### [Raw data]
--------
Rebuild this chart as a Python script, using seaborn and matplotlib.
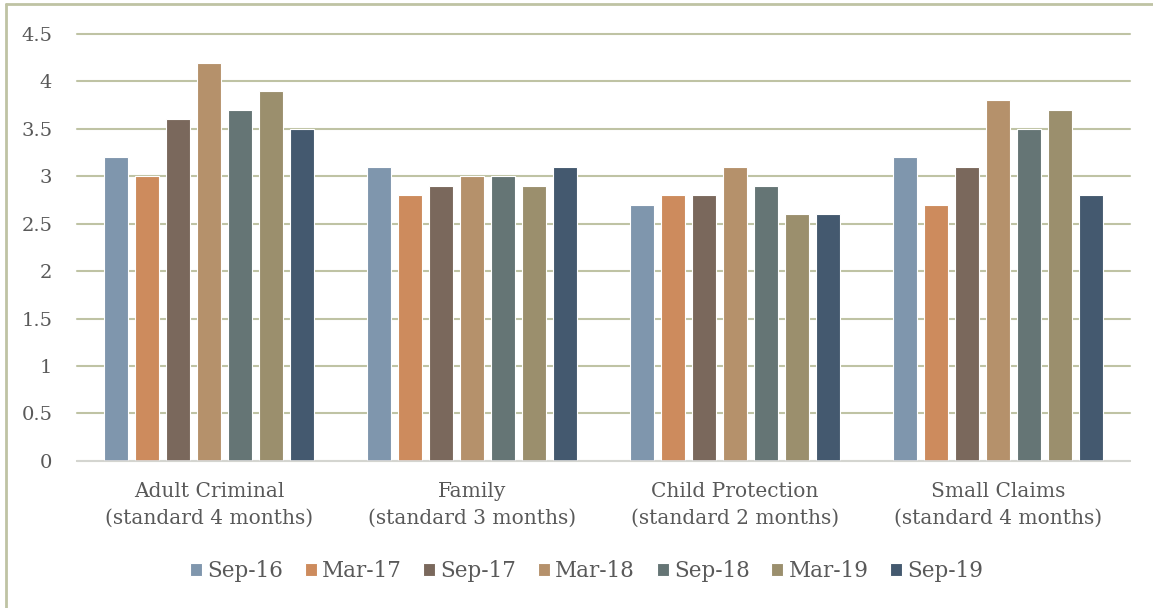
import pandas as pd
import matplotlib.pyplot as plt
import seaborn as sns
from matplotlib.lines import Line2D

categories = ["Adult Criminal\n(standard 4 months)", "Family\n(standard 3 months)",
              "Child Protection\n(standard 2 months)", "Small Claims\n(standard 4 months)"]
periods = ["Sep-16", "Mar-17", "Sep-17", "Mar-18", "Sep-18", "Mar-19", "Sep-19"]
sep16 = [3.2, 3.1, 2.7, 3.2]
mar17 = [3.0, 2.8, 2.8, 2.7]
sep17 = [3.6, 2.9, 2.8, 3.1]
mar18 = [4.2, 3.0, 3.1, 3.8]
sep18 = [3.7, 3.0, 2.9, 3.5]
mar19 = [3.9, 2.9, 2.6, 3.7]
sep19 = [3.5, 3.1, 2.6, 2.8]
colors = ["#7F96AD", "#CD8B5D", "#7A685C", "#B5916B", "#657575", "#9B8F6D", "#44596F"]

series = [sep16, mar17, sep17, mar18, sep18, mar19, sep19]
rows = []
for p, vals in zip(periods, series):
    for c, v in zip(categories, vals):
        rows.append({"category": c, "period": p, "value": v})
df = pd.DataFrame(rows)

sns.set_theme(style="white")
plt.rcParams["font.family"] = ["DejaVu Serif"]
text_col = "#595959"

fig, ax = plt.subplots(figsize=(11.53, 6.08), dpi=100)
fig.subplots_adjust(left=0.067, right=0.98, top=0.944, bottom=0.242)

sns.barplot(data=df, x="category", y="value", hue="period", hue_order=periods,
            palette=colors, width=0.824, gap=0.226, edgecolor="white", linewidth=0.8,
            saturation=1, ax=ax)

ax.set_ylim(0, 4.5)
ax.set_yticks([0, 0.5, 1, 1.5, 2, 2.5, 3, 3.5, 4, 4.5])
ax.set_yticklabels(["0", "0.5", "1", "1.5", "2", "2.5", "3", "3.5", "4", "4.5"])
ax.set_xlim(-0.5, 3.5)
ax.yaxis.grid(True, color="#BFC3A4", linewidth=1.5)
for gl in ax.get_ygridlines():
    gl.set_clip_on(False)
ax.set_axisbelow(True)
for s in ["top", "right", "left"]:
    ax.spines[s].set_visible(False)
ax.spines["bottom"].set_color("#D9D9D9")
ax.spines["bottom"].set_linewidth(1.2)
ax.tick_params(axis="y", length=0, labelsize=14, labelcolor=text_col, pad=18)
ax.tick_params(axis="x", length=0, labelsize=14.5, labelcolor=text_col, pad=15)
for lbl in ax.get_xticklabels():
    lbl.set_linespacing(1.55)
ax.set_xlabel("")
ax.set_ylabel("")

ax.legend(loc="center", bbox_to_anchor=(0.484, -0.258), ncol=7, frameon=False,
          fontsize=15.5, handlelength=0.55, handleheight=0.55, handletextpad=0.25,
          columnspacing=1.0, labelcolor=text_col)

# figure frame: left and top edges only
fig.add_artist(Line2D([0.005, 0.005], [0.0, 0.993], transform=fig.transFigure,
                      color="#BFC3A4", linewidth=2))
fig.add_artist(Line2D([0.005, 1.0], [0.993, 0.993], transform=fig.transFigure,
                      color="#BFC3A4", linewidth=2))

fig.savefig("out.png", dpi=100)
--------
Repeat, exactly and in full, each line from the start of the data to the line that contains "from matplotlib.lines import Line2D". Pictures do not go in.

Rebuild this chart as a Python script, using seaborn and matplotlib.
import pandas as pd
import matplotlib.pyplot as plt
import seaborn as sns
from matplotlib.lines import Line2D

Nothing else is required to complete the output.